According to Wachovia's Mattox, however, the bank is realizing significant cost savings from Cisco's TelePresence technology. The bank has telepresence rooms set up in its Charlotte headquarters and other locations. "We recently had calls where the heads of the lines of business were able to conduct meetings concurrently with these locations," he relates. "It's very high-end technology. Picture three 65-inch high-definition flat panel screens where it looks like the parties are all in the same room. There's also well-integrated surround sound. This is an investment that has proven to be a significant cost saver."
Mattox points to avoided travel as a major source of savings, noting that his group tracks those numbers on a monthly basis. Though he declines to offer specific figures, he says, "We are able to list hard-dollar savings, not to mention the amount of time these leaders would lose to travel when they could otherwise be working."

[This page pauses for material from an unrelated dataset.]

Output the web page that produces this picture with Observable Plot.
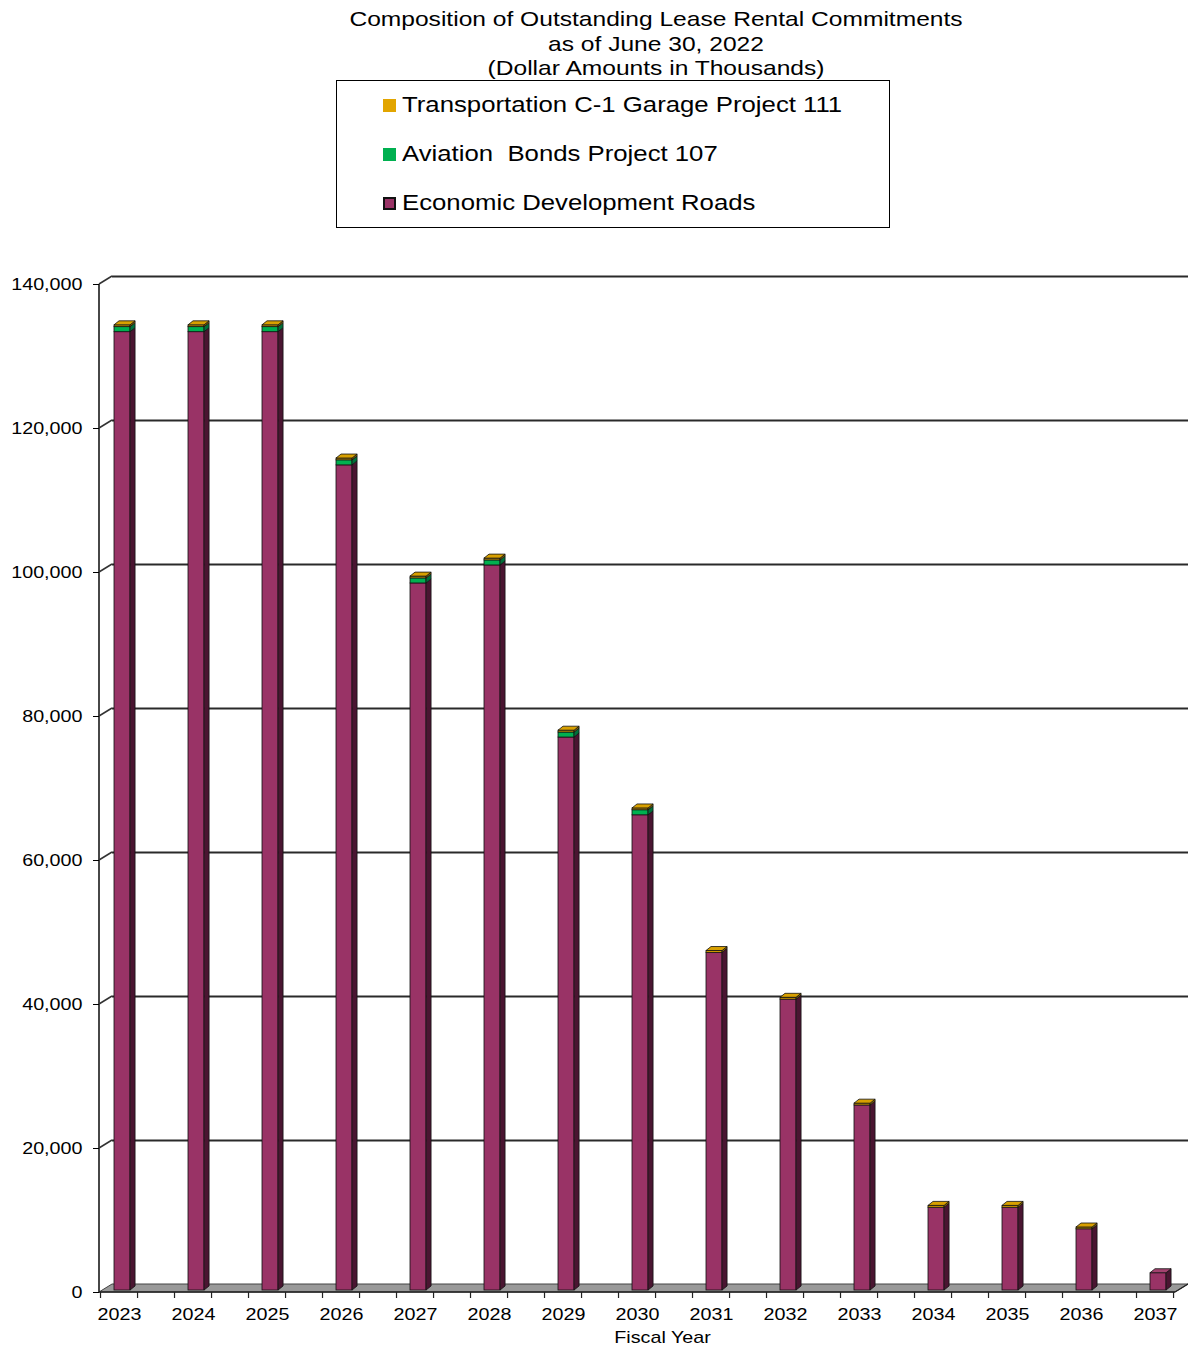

"This technology is definitely getting better, and telepresence solutions are gaining demand," says Forrester's Silva, who points out that the solutions provide more than simple videoconferencing abilities. "You're sharing applications, video and voice all in one system. This is a collaborative solution that unifies communication to provide information to and about one party to another. These things are practical solutions for a bank because of the high premium on touch in the business."
Proceed With Caution
Despite the benefits of emerging telecom technologies, however, Forrester's Silva says banks have been slow to adopt innovative solutions. For example, "Banks are reticent with their mobile plans," he asserts. "We do a survey of telecommunications and look at the top seven industries around networking and mobile deployments. Financial services has been the lowest adopter of Wi-Fi technology. This is usually due to the fact that they deal with sensitive information, so they're more cautious."
But such prudence is warranted, Silva concedes. He points to privacy and security regulations such as Sarbanes-Oxley and Payment Card Industry Data Security Standards as good reasons for banks to proceed with caution.
"Due to regulatory demands imposed upon [banks]," adds Heartland's Smith, "it's a good thing that they approach telecom slowly."